Man loses legal bid to cash in $59,500 in chips from now-defunct New Jersey casino

ATLANTIC CITY, N.J. (AP) — A man cannot redeem nearly $60,000 in chips from a now-defunct casino that he bought at an online auction because they were “pilfered” by an employee of a company who was supposed to destroy them, a New Jersey appellate panel has ruled.

The man tried to cash in the 389 chips in January 2023 with the state Treasury Department’s Unclaimed Property Administration, which was responsible for covering the redemption value of outstanding chips the Playboy Hotel and Casino had issued to patrons while in operation from 1981 to 1984. As part of its closing, the casino had transferred funds to the UPA to cover such redemptions.

The man told the UPA he had bought the chips — which were worth $59,500 — at an online auction and did not know their source. New Jersey State Police eventually determined that the casino had hired a company that was supposed to destroy the chips after it closed, but a former employee of that company “had pilfered several boxes of unused chips” sometime around 1990 and put them in a bank deposit box, the appellate panel noted.

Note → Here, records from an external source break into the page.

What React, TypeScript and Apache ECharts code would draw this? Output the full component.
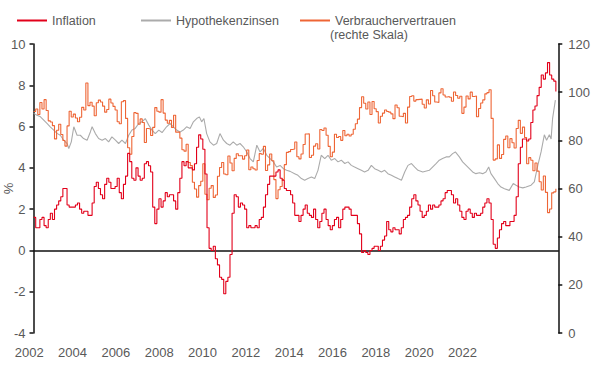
import React, { useEffect, useRef } from "react";
import * as echarts from "echarts";

// Monthly series start in December 2001
const startYear = 2001;
const startMonth = 12;

// Inflation, % (left scale), monthly from Dec 2001
const inflation = [
  1.6,
  1.1, 1.1, 1.5, 1.6, 1.2, 1.1, 1.5, 1.8, 1.5, 2.0, 2.2, 2.4,
  2.6, 3.0, 3.0, 2.2, 2.1, 2.1, 2.1, 2.2, 2.3, 2.0, 1.8, 1.9,
  1.9, 1.7, 1.7, 2.3, 3.1, 3.3, 3.0, 2.7, 2.5, 3.2, 3.5, 3.3,
  3.0, 3.0, 3.1, 3.5, 2.8, 2.5, 3.2, 3.6, 4.7, 4.3, 3.5, 3.4,
  4.0, 3.6, 3.4, 3.5, 4.2, 4.3, 4.1, 3.8, 2.1, 1.3, 2.0, 2.5,
  2.1, 2.4, 2.8, 2.6, 2.7, 2.7, 2.4, 2.0, 2.8, 3.5, 4.3, 4.1,
  4.3, 4.0, 4.0, 3.9, 4.2, 5.0, 5.6, 5.4, 4.9, 3.7, 1.1, 0.1,
  0.0, 0.2, -0.4, -0.7, -1.3, -1.4, -2.1, -1.5, -1.3, -0.2, 1.8, 2.7,
  2.6, 2.1, 2.3, 2.2, 2.0, 1.1, 1.2, 1.1, 1.1, 1.2, 1.1, 1.5,
  1.6, 2.1, 2.7, 3.2, 3.6, 3.6, 3.6, 3.8, 3.9, 3.5, 3.4, 3.0,
  2.9, 2.9, 2.7, 2.3, 1.7, 1.7, 1.4, 1.7, 2.0, 2.2, 1.8, 1.7,
  1.6, 2.0, 1.5, 1.1, 1.4, 1.8, 2.0, 1.5, 1.2, 1.0, 1.2, 1.5,
  1.6, 1.1, 1.5, 2.0, 2.1, 2.1, 2.0, 1.7, 1.7, 1.7, 1.3, 0.8,
  -0.1, 0.0, -0.1, -0.2, 0.0, 0.1, 0.2, 0.2, 0.0, 0.2, 0.5, 0.7,
  1.4, 1.0, 0.9, 1.1, 1.0, 1.0, 0.8, 1.1, 1.5, 1.6, 1.7, 2.1,
  2.5, 2.7, 2.4, 2.2, 1.9, 1.6, 1.7, 1.9, 2.2, 2.0, 2.2, 2.1,
  2.1, 2.2, 2.4, 2.5, 2.8, 2.9, 2.9, 2.7, 2.3, 2.5, 2.2, 1.9,
  1.6, 1.5, 1.9, 2.0, 1.8, 1.6, 1.8, 1.7, 1.7, 1.8, 2.1, 2.3,
  2.5, 2.3, 1.5, 0.3, 0.1, 0.6, 1.0, 1.3, 1.4, 1.2, 1.2, 1.4,
  1.4, 1.7, 2.6, 4.2, 5.0, 5.4, 5.4, 5.3, 5.4, 6.2, 6.8, 7.0,
  7.5, 7.9, 8.5, 8.3, 8.6, 9.1, 8.5, 8.3, 8.2, 7.7,
];

// Consumer confidence (right scale), monthly from Dec 2001
const confidence = [
  92.0,
  93.0, 90.7, 95.7, 93.0, 96.9, 92.4, 88.1, 87.6, 86.1, 80.6, 84.2, 86.7,
  82.4, 79.9, 77.6, 86.0, 92.1, 89.7, 90.9, 89.3, 87.7, 89.6, 93.7, 92.6,
  103.8, 94.4, 95.8, 94.2, 90.2, 95.6, 96.7, 95.9, 94.2, 91.7, 92.8, 97.1,
  95.5, 94.1, 92.6, 87.7, 86.9, 96.0, 96.5, 89.1, 76.9, 74.2, 81.6, 91.5,
  91.2, 86.7, 88.9, 87.4, 79.1, 84.9, 84.7, 82.0, 85.4, 93.6, 92.1, 91.7,
  96.9, 91.3, 88.4, 87.1, 88.3, 85.3, 90.4, 83.4, 83.4, 80.9, 76.1, 75.5,
  78.4, 70.8, 69.5, 62.6, 59.8, 56.4, 61.2, 63.0, 70.3, 57.6, 55.3, 60.1,
  61.2, 56.3, 57.3, 65.1, 68.7, 70.8, 66.0, 65.7, 73.5, 70.6, 67.4, 72.5,
  74.4, 73.6, 73.6, 72.2, 73.6, 76.0, 67.8, 68.9, 68.2, 67.7, 71.6, 74.5,
  74.2, 77.5, 67.5, 69.8, 74.3, 71.5, 63.7, 55.8, 59.5, 60.8, 63.7, 69.9,
  75.0, 75.3, 76.2, 76.4, 79.3, 73.2, 72.3, 74.3, 78.3, 82.6, 82.7, 72.9,
  73.8, 77.6, 78.6, 76.4, 84.5, 84.1, 85.1, 82.1, 77.5, 73.2, 75.1, 82.5,
  81.2, 81.6, 80.0, 84.1, 81.9, 82.5, 81.8, 82.5, 84.6, 86.9, 88.8, 93.6,
  98.1, 95.4, 93.0, 95.9, 90.7, 96.1, 93.1, 91.9, 87.2, 90.0, 91.3, 92.6,
  92.0, 91.7, 91.0, 89.0, 94.7, 93.5, 90.0, 89.8, 91.2, 87.2, 93.8, 98.2,
  98.5, 96.3, 96.9, 97.0, 97.1, 95.0, 93.4, 96.8, 95.1, 100.7, 98.5, 95.9,
  95.7, 99.7, 101.4, 98.8, 98.0, 98.2, 97.9, 96.2, 100.1, 98.6, 97.5, 98.3,
  91.2, 93.8, 98.4, 97.2, 100.0, 98.2, 98.4, 89.8, 93.2, 95.5, 96.8, 99.3,
  99.8, 101.0, 89.1, 71.8, 72.3, 78.1, 72.5, 74.1, 80.4, 81.8, 76.9, 80.7,
  79.0, 76.8, 84.9, 88.3, 82.9, 85.5, 81.2, 70.3, 72.8, 71.7, 67.4, 70.6,
  67.2, 62.8, 59.4, 65.2, 58.4, 50.0, 51.5, 58.2, 58.6, 59.9,
];

// Mortgage rates, % (left scale), read as (decimal year, rate)
const mortgageDates = [
  2001.92, 2002.05, 2002.19, 2002.32, 2002.45, 2002.58, 2002.72, 2002.85, 2002.98, 2003.12,
  2003.25, 2003.32, 2003.42, 2003.52, 2003.65, 2003.78, 2003.91, 2004.05, 2004.18, 2004.25,
  2004.38, 2004.51, 2004.65, 2004.78, 2004.91, 2005.04, 2005.18, 2005.31, 2005.44, 2005.58,
  2005.71, 2005.84, 2005.97, 2006.11, 2006.24, 2006.37, 2006.51, 2006.64, 2006.77, 2006.91,
  2007.04, 2007.22, 2007.36, 2007.49, 2007.62, 2007.76, 2007.89, 2008.02, 2008.16, 2008.29,
  2008.42, 2008.53, 2008.62, 2008.71, 2008.82, 2008.95, 2009.09, 2009.22, 2009.35, 2009.49,
  2009.62, 2009.75, 2009.88, 2010.02, 2010.15, 2010.28, 2010.42, 2010.55, 2010.68, 2010.82,
  2010.95, 2011.08, 2011.22, 2011.35, 2011.48, 2011.61, 2011.75, 2011.88, 2012.01, 2012.15,
  2012.33, 2012.46, 2012.60, 2012.73, 2012.86, 2013.00, 2013.13, 2013.26, 2013.39, 2013.53,
  2013.66, 2013.79, 2013.93, 2014.06, 2014.19, 2014.33, 2014.46, 2014.59, 2014.72, 2014.86,
  2014.99, 2015.12, 2015.26, 2015.39, 2015.52, 2015.66, 2015.79, 2015.92, 2016.05, 2016.19,
  2016.32, 2016.45, 2016.59, 2016.72, 2016.85, 2016.99, 2017.12, 2017.25, 2017.44, 2017.70,
  2017.97, 2018.10, 2018.23, 2018.37, 2018.50, 2018.63, 2018.74, 2018.90, 2019.03, 2019.17,
  2019.30, 2019.43, 2019.56, 2019.70, 2019.83, 2019.96, 2020.07, 2020.16, 2020.30, 2020.43,
  2020.56, 2020.70, 2020.89, 2021.05, 2021.16, 2021.29, 2021.43, 2021.56, 2021.76, 2021.89,
  2022.03, 2022.16, 2022.29, 2022.38, 2022.49, 2022.56, 2022.62, 2022.73,
];
const mortgageRates = [
  6.64, 6.55, 6.47, 6.31, 6.15, 5.99, 5.83, 5.67, 5.58, 5.34,
  5.18, 4.94, 5.26, 5.99, 5.58, 5.58, 5.42, 5.34, 5.74, 5.99,
  5.66, 5.42, 5.34, 5.42, 5.26, 5.50, 5.34, 5.18, 5.34, 5.18,
  5.58, 5.83, 5.91, 6.15, 6.23, 6.39, 6.07, 5.83, 5.66, 5.83,
  5.71, 5.99, 6.15, 5.99, 5.83, 5.74, 5.83, 5.99, 5.91, 6.23,
  6.39, 6.47, 6.23, 6.39, 5.66, 5.26, 5.10, 5.18, 5.66, 5.34,
  5.18, 5.10, 5.26, 5.10, 5.18, 5.02, 4.77, 4.45, 4.29, 5.10,
  4.77, 4.94, 4.61, 4.45, 4.29, 4.04, 4.12, 3.96, 3.88, 3.83,
  3.72, 3.64, 3.48, 3.40, 3.48, 3.56, 3.48, 3.88, 4.61, 4.45,
  4.61, 4.37, 4.45, 4.29, 4.37, 4.21, 4.29, 4.12, 4.04, 3.96,
  3.88, 3.80, 3.88, 4.12, 3.96, 3.88, 3.80, 3.88, 3.72, 3.64,
  3.56, 3.48, 3.40, 3.80, 4.12, 4.21, 4.04, 3.88, 3.80, 3.88,
  4.21, 4.37, 4.45, 4.53, 4.53, 4.69, 4.77, 4.53, 4.29, 4.12,
  3.96, 3.80, 3.72, 3.76, 3.72, 3.80, 4.04, 3.72, 3.48, 3.24,
  3.07, 2.99, 2.91, 3.24, 3.16, 3.07, 3.03, 3.07, 3.16, 3.32,
  4.12, 4.77, 5.60, 5.34, 5.60, 5.40, 6.40, 7.28,
];

// Axes
const xRange = [2001.912, 2022.847];
const yearLabelRange = [2002, 2022];
const yearStep = 2;
const leftRange = [-4, 10];
const leftStep = 2;
const rightRange = [0, 120];
const rightStep = 20;

const seriesNames = ["Inflation", "Hypothekenzinsen", "Verbrauchervertrauen"];
const rightScaleNote = "(rechte Skala)";
const leftAxisName = "%";

const COLORS = ["#E2001A", "#ABABAB", "#EE6535"];
const TEXT = "#595959";
const FONT = "'Liberation Sans', Arial, sans-serif";

function monthly(values: number[]) {
  return values.map((v, i) => [startYear + (startMonth - 1 + i) / 12, v]);
}

export default function App() {
  const ref = useRef<HTMLDivElement>(null);
  useEffect(() => {
    if (!ref.current) return;
    const chart = echarts.init(ref.current, null, { renderer: "svg" });
    const legendBase = {
      top: 9,
      icon: "rect",
      itemWidth: 30,
      itemHeight: 2,
      selectedMode: false,
      textStyle: { color: TEXT, fontSize: 12.5, fontFamily: FONT },
    };
    chart.setOption({
      animation: false,
      backgroundColor: "#ffffff",
      textStyle: { fontFamily: FONT },
      legend: [
        { ...legendBase, left: 12, data: [seriesNames[0]] },
        { ...legendBase, left: 136, data: [seriesNames[1]] },
        { ...legendBase, left: 295, data: [seriesNames[2]] },
      ],
      graphic: [
        {
          type: "text",
          left: 330,
          top: 28,
          style: { text: rightScaleNote, fill: TEXT, fontSize: 12.5, fontFamily: FONT },
        },
      ],
      grid: [
        { left: 33.5, right: 41.7, top: 44, bottom: 43, outerBoundsMode: "none" },
        { left: 29.2, right: 137.5, top: 44, bottom: 43, outerBoundsMode: "none" },
      ],
      xAxis: [
        {
          type: "value",
          gridIndex: 0,
          min: xRange[0],
          max: xRange[1],
          axisLine: { show: true, onZero: true, onZeroAxisIndex: 0, lineStyle: { color: "#111", width: 1.5 } },
          axisTick: { show: false },
          axisLabel: { show: false },
          splitLine: { show: false },
        },
        {
          type: "value",
          gridIndex: 1,
          min: yearLabelRange[0],
          max: yearLabelRange[1],
          interval: yearStep,
          axisLine: { show: false },
          axisTick: { show: false },
          splitLine: { show: false },
          axisLabel: {
            show: true,
            margin: 13,
            color: TEXT,
            fontSize: 13,
            fontFamily: FONT,
            showMinLabel: true,
            showMaxLabel: true,
            formatter: (v: number) => String(v),
          },
        },
      ],
      yAxis: [
        {
          type: "value",
          gridIndex: 0,
          position: "left",
          min: leftRange[0],
          max: leftRange[1],
          interval: leftStep,
          name: leftAxisName,
          nameLocation: "middle",
          nameRotate: 90,
          nameGap: 19,
          nameMoveOverlap: false,
          nameTextStyle: { color: TEXT, fontSize: 13, fontFamily: FONT },
          axisLine: { show: true, lineStyle: { color: "#111", width: 1.5 } },
          axisTick: { show: true, length: 4, lineStyle: { color: "#111", width: 1.5 } },
          axisLabel: { color: TEXT, fontSize: 13, fontFamily: FONT, margin: 8 },
          splitLine: { show: false },
        },
        {
          type: "value",
          gridIndex: 0,
          position: "right",
          min: rightRange[0],
          max: rightRange[1],
          interval: rightStep,
          axisLine: { show: true, lineStyle: { color: "#111", width: 1.5 } },
          axisTick: { show: true, length: 4, lineStyle: { color: "#111", width: 1.5 } },
          axisLabel: { color: TEXT, fontSize: 13, fontFamily: FONT, margin: 10 },
          splitLine: { show: false },
        },
        { type: "value", gridIndex: 1, show: false, min: 0, max: 1 },
      ],
      series: [
        {
          name: seriesNames[0],
          type: "line",
          xAxisIndex: 0,
          yAxisIndex: 0,
          data: monthly(inflation),
          step: "end",
          symbol: "none",
          itemStyle: { color: COLORS[0] },
          lineStyle: { color: COLORS[0], width: 1.1 },
          z: 4,
        },
        {
          name: seriesNames[1],
          type: "line",
          xAxisIndex: 0,
          yAxisIndex: 0,
          data: mortgageDates.map((t, i) => [t, mortgageRates[i]]),
          symbol: "none",
          itemStyle: { color: COLORS[1] },
          lineStyle: { color: COLORS[1], width: 1.1 },
          z: 2,
        },
        {
          name: seriesNames[2],
          type: "line",
          xAxisIndex: 0,
          yAxisIndex: 1,
          data: monthly(confidence),
          step: "end",
          symbol: "none",
          itemStyle: { color: COLORS[2] },
          lineStyle: { color: COLORS[2], width: 1.1 },
          z: 3,
        },
      ],
    });
    return () => chart.dispose();
  }, []);
  return (
    <div
      ref={ref}
      style={{ position: "fixed", left: 0, top: 0, width: 600, height: 376, background: "#fff" }}
    />
  );
}
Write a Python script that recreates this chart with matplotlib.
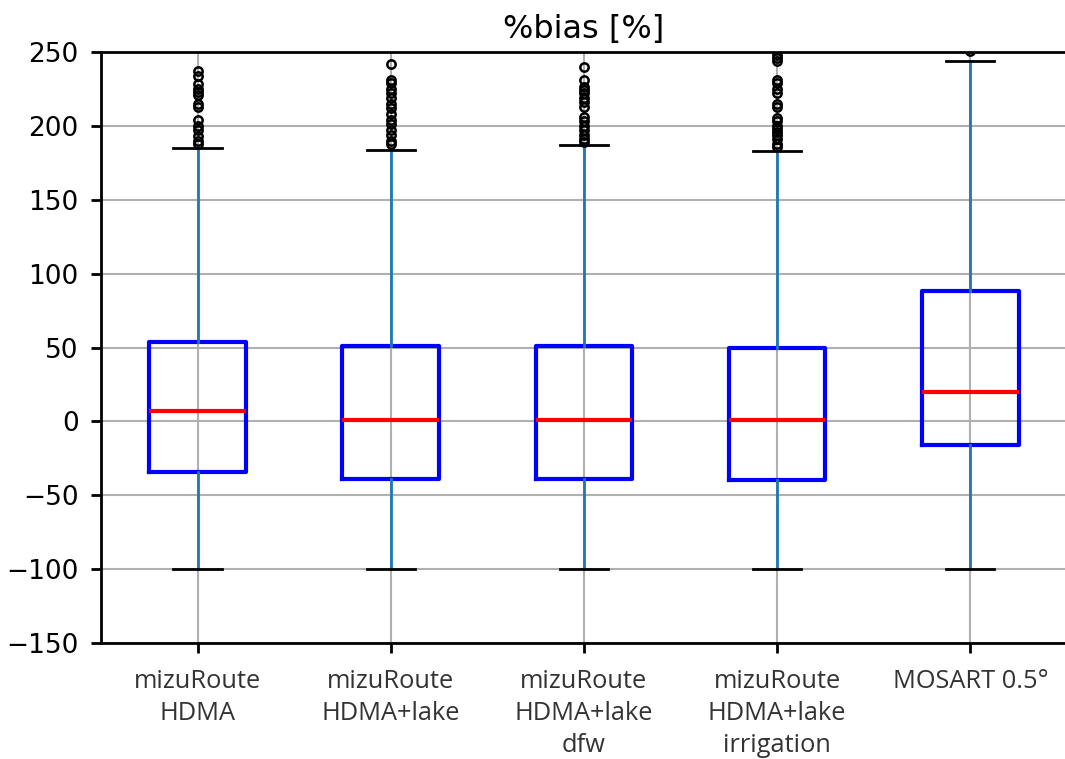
import numpy as np
import matplotlib.pyplot as plt

# categories and box statistics
labels = ['mizuRoute\nHDMA', 'mizuRoute\nHDMA+lake', 'mizuRoute\nHDMA+lake\ndfw',
          'mizuRoute\nHDMA+lake\nirrigation', 'MOSART 0.5°']
q1 = [-34, -39, -39, -40, -16]
med = [7, 1, 1, 1, 20]
q3 = [54, 51, 51, 50, 88]
whislo = [-100, -100, -100, -100, -100]
whishi = [185, 184, 187, 183, 244]
fliers = [
    [188, 190, 193, 197, 200, 204, 213, 215, 221, 223, 225, 228, 234, 237],
    [188, 190, 194, 197, 201, 204, 208, 212, 215, 219, 222, 225, 229, 231, 242],
    [189, 191, 194, 197, 200, 203, 206, 213, 216, 219, 222, 224, 226, 231, 240],
    [186, 188, 191, 194, 196, 198, 200, 203, 205, 213, 215, 222, 225, 229, 231, 244, 246, 248],
    [251],
]

stats = []
for i in range(len(labels)):
    stats.append(dict(label=labels[i], q1=q1[i], med=med[i], q3=q3[i],
                      whislo=whislo[i], whishi=whishi[i], fliers=np.array(fliers[i])))

fig = plt.figure(figsize=(10.65, 7.59), dpi=100)
ax = fig.add_axes([0.0948, 0.1528, 0.907, 0.7787])

ax.bxp(stats, widths=0.5,
       boxprops=dict(color='blue', linewidth=3),
       medianprops=dict(color='red', linewidth=3),
       whiskerprops=dict(color='#1f77b4', linewidth=2),
       capprops=dict(color='black', linewidth=2),
       flierprops=dict(marker='o', markerfacecolor='none', markeredgecolor='black',
                       markersize=6, markeredgewidth=1.8))

ax.set_ylim(-150, 250)
ax.set_xlim(0.5, 5.5)
ax.set_yticks(np.arange(-150, 251, 50))
ax.grid(True, color='#b0b0b0', linewidth=1.5)
ax.set_axisbelow(True)

for s in ax.spines.values():
    s.set_linewidth(2)
ax.tick_params(width=2, length=7, labelsize=19)
ax.tick_params(axis='y', pad=9)
ax.tick_params(axis='x', pad=12)
ax.set_xticklabels(labels, family='Open Sans', fontsize=18.3, color='#333333', linespacing=1.35)
ax.set_title('%bias [%]', fontsize=23, pad=10)

fig.savefig('out.png', dpi=100)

The ex-employee told authorities that he later declared bankruptcy and forgot about the bank deposit box. The bank where the chips were stored opened the box in 2010 and confiscated the chips, eventually sending them to the auction house from which Hawkins purchased them.

The UPA rejected the man’s claim in June 2023, noting the chips had not been issued to patrons in the normal course of casino operations.

The man appealed the decision, claiming in part that the UPA had relied on insufficient evidence and acted arbitrarily and capriciously, But in its ruling issued April 1, the appellate court said the man was not entitled to the funds because he did not present chips that had been issued by the casino.